→ Your objective
Leave out all pictures. Return exactly the lines from the top of the material through the line containing "from matplotlib.patches import Polygon".

→ Dataset content
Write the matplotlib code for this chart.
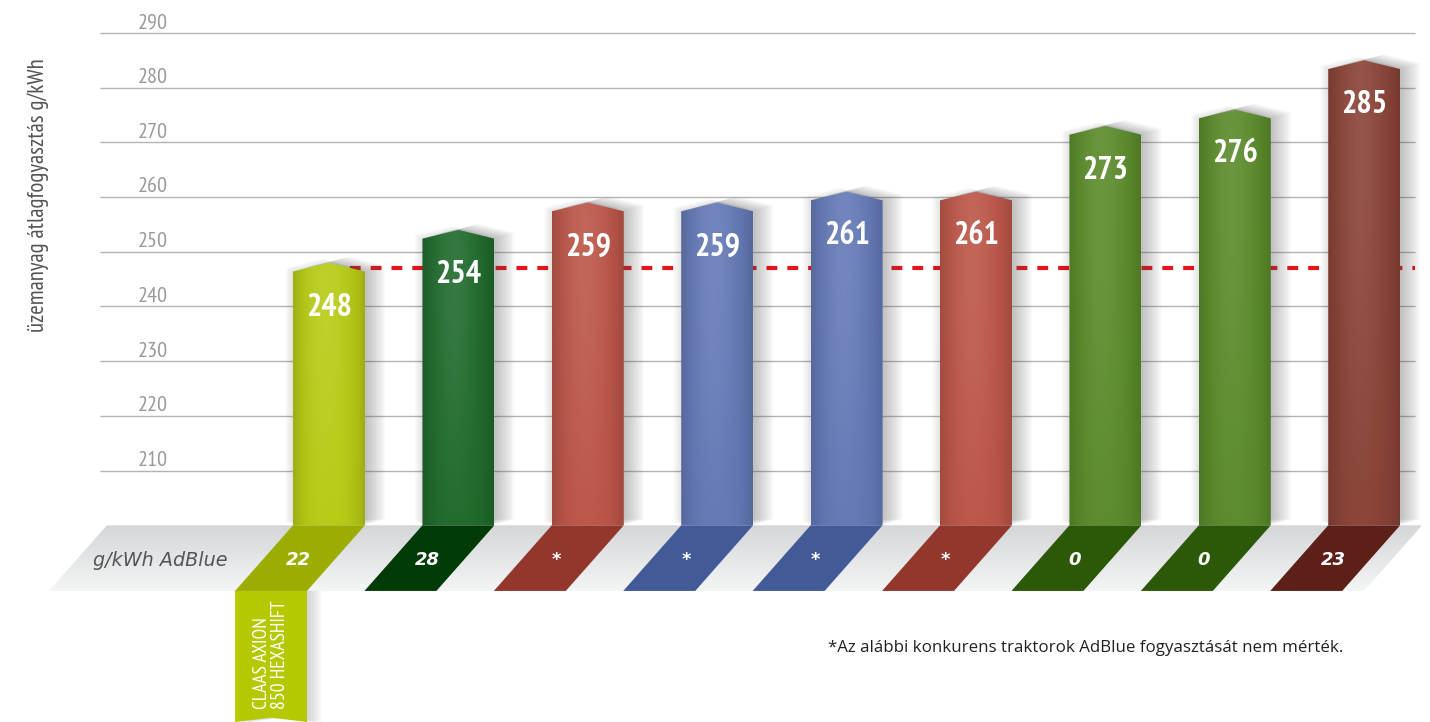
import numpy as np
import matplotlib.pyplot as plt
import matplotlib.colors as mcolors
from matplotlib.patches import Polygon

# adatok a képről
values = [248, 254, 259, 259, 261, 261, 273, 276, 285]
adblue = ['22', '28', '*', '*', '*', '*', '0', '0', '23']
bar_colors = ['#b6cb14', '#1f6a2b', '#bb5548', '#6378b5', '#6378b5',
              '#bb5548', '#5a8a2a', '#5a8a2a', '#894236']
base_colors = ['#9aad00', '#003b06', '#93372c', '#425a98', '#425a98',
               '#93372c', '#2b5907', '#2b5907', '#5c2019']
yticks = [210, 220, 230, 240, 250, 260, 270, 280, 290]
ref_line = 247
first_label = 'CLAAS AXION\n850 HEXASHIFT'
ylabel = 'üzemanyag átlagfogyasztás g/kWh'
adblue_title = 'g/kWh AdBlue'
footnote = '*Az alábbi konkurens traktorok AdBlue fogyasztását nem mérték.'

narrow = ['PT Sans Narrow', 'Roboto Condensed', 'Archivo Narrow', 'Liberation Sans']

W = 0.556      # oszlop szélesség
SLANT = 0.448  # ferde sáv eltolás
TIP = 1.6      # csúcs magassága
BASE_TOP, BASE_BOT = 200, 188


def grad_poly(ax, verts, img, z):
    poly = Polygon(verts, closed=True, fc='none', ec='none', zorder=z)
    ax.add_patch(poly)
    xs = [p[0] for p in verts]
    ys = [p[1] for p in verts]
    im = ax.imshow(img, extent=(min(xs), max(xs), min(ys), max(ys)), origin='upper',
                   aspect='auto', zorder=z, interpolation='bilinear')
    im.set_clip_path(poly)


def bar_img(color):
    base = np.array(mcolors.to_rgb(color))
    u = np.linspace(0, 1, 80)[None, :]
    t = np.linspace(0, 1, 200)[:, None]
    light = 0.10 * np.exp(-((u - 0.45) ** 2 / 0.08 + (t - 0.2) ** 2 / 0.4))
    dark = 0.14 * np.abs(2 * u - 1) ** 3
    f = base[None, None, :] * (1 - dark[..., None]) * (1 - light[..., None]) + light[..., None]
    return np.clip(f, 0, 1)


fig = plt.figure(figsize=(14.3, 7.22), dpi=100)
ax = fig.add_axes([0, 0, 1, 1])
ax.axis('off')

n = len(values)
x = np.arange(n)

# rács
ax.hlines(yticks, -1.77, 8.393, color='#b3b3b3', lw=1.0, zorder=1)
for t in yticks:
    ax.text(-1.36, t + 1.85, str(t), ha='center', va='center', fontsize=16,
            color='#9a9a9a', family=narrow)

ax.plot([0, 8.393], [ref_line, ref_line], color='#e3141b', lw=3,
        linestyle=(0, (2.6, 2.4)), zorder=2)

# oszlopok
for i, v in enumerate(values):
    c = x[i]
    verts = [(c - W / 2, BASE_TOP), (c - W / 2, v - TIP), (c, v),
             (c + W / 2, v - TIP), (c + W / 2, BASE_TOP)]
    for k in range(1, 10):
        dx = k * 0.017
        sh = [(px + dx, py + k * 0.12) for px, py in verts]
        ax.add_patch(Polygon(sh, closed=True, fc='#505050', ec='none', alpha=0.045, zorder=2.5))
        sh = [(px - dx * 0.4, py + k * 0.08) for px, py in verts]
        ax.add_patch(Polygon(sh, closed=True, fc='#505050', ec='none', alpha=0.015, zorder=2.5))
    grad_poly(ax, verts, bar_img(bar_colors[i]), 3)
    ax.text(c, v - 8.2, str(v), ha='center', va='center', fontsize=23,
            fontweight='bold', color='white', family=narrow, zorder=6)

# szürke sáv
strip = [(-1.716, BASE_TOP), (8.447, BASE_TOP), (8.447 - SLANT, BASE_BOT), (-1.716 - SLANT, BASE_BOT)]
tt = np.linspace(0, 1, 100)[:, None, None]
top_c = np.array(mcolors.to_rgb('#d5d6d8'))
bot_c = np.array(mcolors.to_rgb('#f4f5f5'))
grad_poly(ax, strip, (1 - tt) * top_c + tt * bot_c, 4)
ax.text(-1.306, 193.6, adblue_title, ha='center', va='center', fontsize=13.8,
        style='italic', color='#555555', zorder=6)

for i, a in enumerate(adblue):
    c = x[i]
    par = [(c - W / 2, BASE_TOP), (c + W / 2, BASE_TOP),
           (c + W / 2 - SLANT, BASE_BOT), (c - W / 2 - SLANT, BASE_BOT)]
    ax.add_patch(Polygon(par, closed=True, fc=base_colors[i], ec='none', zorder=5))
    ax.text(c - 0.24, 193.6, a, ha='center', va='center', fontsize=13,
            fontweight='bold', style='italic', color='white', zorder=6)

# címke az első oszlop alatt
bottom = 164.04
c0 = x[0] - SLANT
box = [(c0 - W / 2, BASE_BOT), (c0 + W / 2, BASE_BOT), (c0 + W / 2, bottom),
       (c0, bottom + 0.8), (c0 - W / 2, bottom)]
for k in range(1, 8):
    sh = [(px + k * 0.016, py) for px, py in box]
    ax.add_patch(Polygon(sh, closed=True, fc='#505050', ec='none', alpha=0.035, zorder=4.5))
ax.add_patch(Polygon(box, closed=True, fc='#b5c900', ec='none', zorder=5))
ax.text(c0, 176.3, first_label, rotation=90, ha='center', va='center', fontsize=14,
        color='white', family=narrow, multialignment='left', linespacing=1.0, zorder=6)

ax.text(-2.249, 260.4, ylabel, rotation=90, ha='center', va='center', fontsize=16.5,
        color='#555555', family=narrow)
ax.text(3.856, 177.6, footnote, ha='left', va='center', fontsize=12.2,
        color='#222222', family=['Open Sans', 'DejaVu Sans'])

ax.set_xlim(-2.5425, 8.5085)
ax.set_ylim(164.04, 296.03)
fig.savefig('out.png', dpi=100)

→ Problem solution
Write the matplotlib code for this chart.
import numpy as np
import matplotlib.pyplot as plt
import matplotlib.colors as mcolors
from matplotlib.patches import Polygon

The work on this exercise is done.